Pub Date: Feb. 6th, 2018
ISBN: 978-1-4798-4423-4
Publisher: New York Univ.

A dense analysis of mobile devices and how they have blurred the lines between public and private spaces.

As the subtitle suggests, wasting time has become big business, as brands extend across cyberspace and into seemingly every area of our lives. “The procrastination economy thrives at the intersection of branding, public space, and digital technology,” writes Tussey (Communication/Georgia State Univ.). “As our digital lives become entwined with our real lives, there will be material consequences in the ways we move through locations.” For readers capable of cutting through thickets of academic verbiage, there are some interesting insights. Rather than simply wasting time and hurting productivity, procrastination in the office can improve spirit and bonding (as with the NCAA basketball tournament), like the water cooler of old, and provide necessary breaks. In “The Waiting Room,” the author focuses on waiting at airports and on CNN Airport in particular. As “programming to entertain and relax travelers in waiting rooms,” it “is now available in 47 airport waiting rooms around the world.” In addition to delivering a captive audience to advertisers, its “real value to Turner lies…in the promotion of other Turner properties,” thus extending the brand.
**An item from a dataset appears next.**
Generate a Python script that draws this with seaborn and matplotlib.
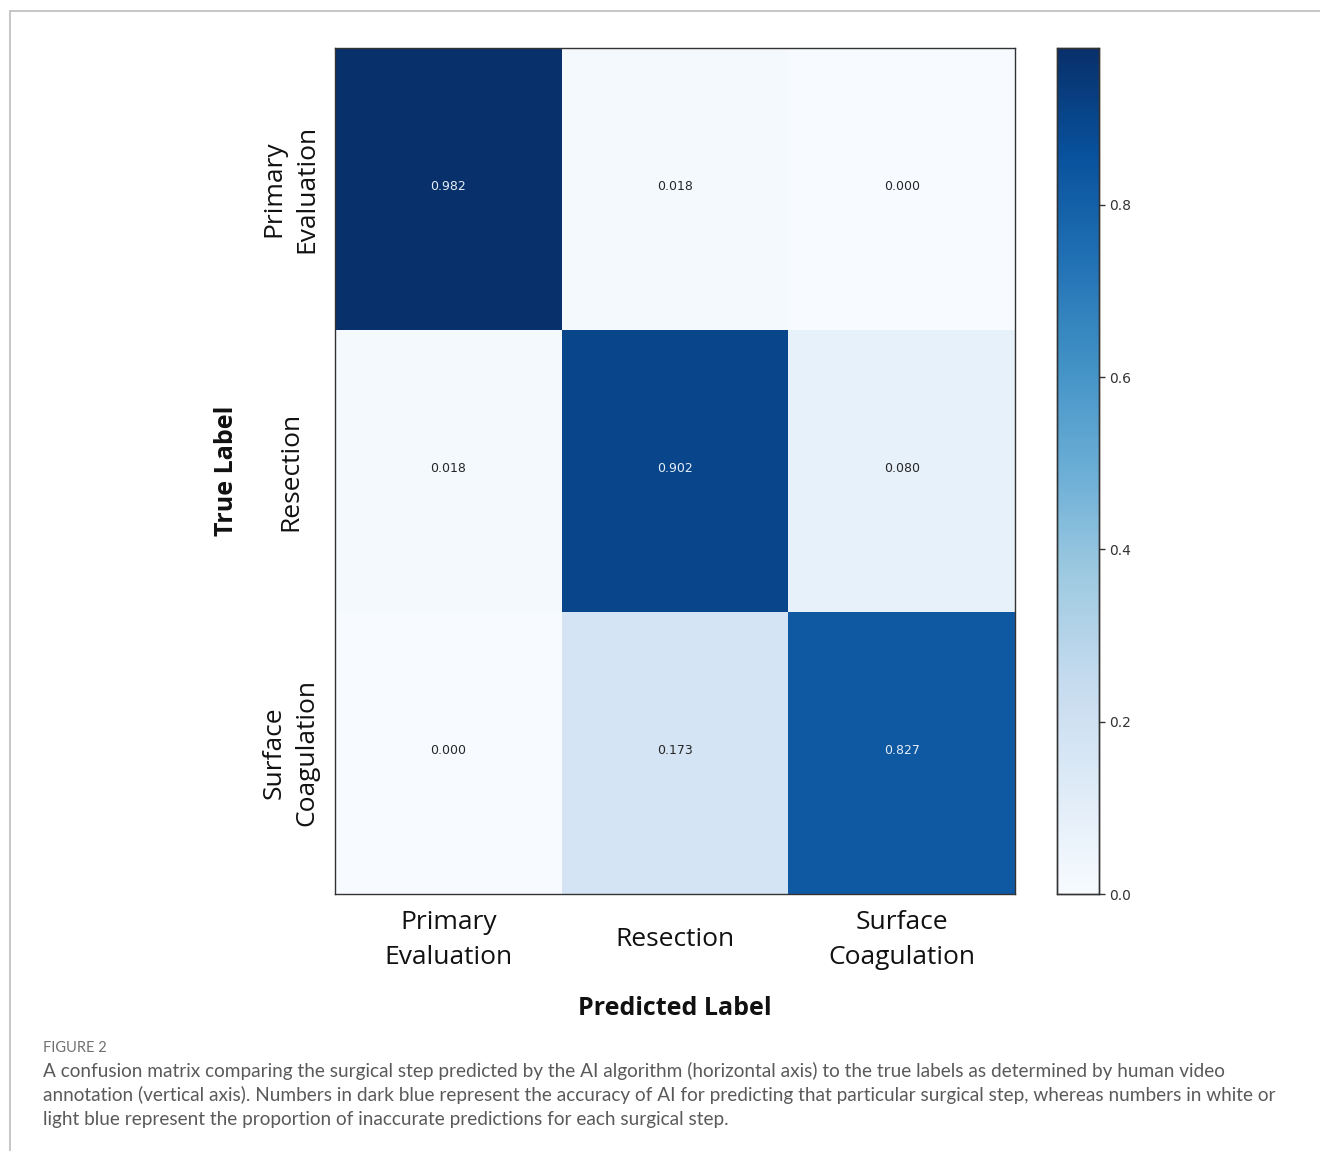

While travelers may feel that they are simply watching CNN, the programming shies away from crises and particularly airline crashes, switching “to pretaped segments or weather forecasts.” The audience also has other options on mobile devices, including thousands of games; the author suggests, of those playing those games, that “the level of care and effort that goes into these designs is astonishing.” Tussey also offers a useful analysis of how Twitter and TV have become so intertwined and how mobile devices have changed and expanded the living room experience: “the ‘connected’ living room can create a vicarious living room for families that are not occupying the same space or even the same zip code.”

Though the observations encompass the general populace, this intermittently interesting study aims at an academic market rather than a lay readership.